You can count on one hand the number of American movies that take the question of religion seriously. Not the big themes like "Is there a God?," but the more immediate question of how do you live your life in an honorable Christian way every single day, and what happens when you grow to genuinely question your faith? Vera Farmiga's directorial debut, Higher Ground, addresses these issues with a low-key intensity -- it strives for truth as much as the main character does.
Adapted from a memoir by Carolyn S. Briggs (she co-authored the screenplay with Tim Metcalfe), Higher Ground follows Corinne (Farmiga) during her quest, beginning at childhood, to live a Christian life. We first see her at a young age, witnessing her parents' affection for each other, and soon enough raising her hand when a local minister asks a children's group who is ready to receive Christ. In her teen years she falls for classmate Ethan (Joshua Leonard), the leader of a popular local rock band. They marry young, have a baby, and after a scary car accident on the way to a gig that almost kills their infant daughter, decide to rededicate their lives to their religion.
They eventually join a church led by the paternalistic Bill (Norbert Leo Butz). Probably because Corinne purposefully chooses to lead a somewhat sheltered life, she's drawn to the free-spirited Annika (Dagmara Dominczyk), her best friend in the congregation. Annika seems to have found the right balance of devotion to God -- Corinne is blown away by her friend's ability to speak in tongues -- and enjoying earthly delights -- in one of their many bonding moments they each sketch their husband's penis. Their friendship brings out the best in both women, and over the course of a decade or so, Corinne grows to rely on Annika when her faith in the Lord and her husband starts to waver.
There really isn't much narrative drive in the movie, and that's just fine because Farmiga -- as both an actor and a director -- wants to go deep into the character. Her naturalism as a performer extends to her work behind the camera; she has cast the film to perfection, and gives her actors enough space so that they all register, even if none of them gets as much screen time as Corinne. John Hawkes is typically superb as her loving father, Butz makes Bill into one of the few cinematic religious leaders who doesn't seem at all corrupted by the power he has, and Dominczyk turns Annika into the kind of best friend we all wish for.

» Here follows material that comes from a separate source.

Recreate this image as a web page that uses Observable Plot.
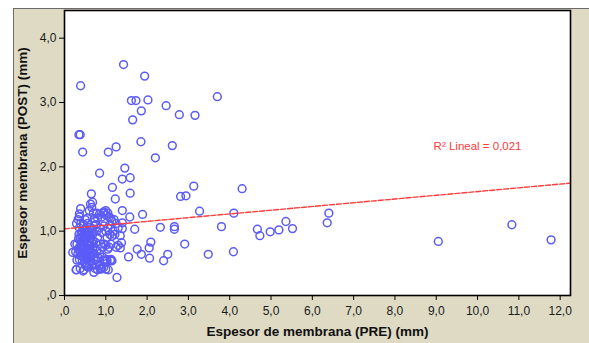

Farmiga also has a gift for editing that breaks away from standard convention. She'll focus on characters that seem to be secondary to a scene, and in doing so makes connections that deepen our understanding of everyone in the movie -- a tactic used to great effect during a birthday party late in the film.
While the movie treats the characters' religious beliefs with nothing but respect, it doesn't shy away from pointing out the occasional ridiculousness of certain behaviors, a prime example being a lesson Bill offers the men on how to satisfy their wives' sexual needs. The scene is a comedic highpoint not because it's mocking their lack of knowledge, but because the awkwardness of the situation can't be ignored.
Farmiga's humanistic approach builds power very slowly, almost imperceptibly. There's a refrain throughout the early part of the film that Corinne isn't musical, that she's never found her instrument. The film's concluding scene is a speech she gives in front of loved ones and the congregation -- she testifies about her belief as well as her doubt. In that moment we see she's found her instrument, that whatever the status of her marriage and her religious conviction, she's finally able to articulate to others the powerful emotions within her. It's a remarkable climax that showcases how good an actress Farmiga is, and illustrates how smartly she's directed her first feature.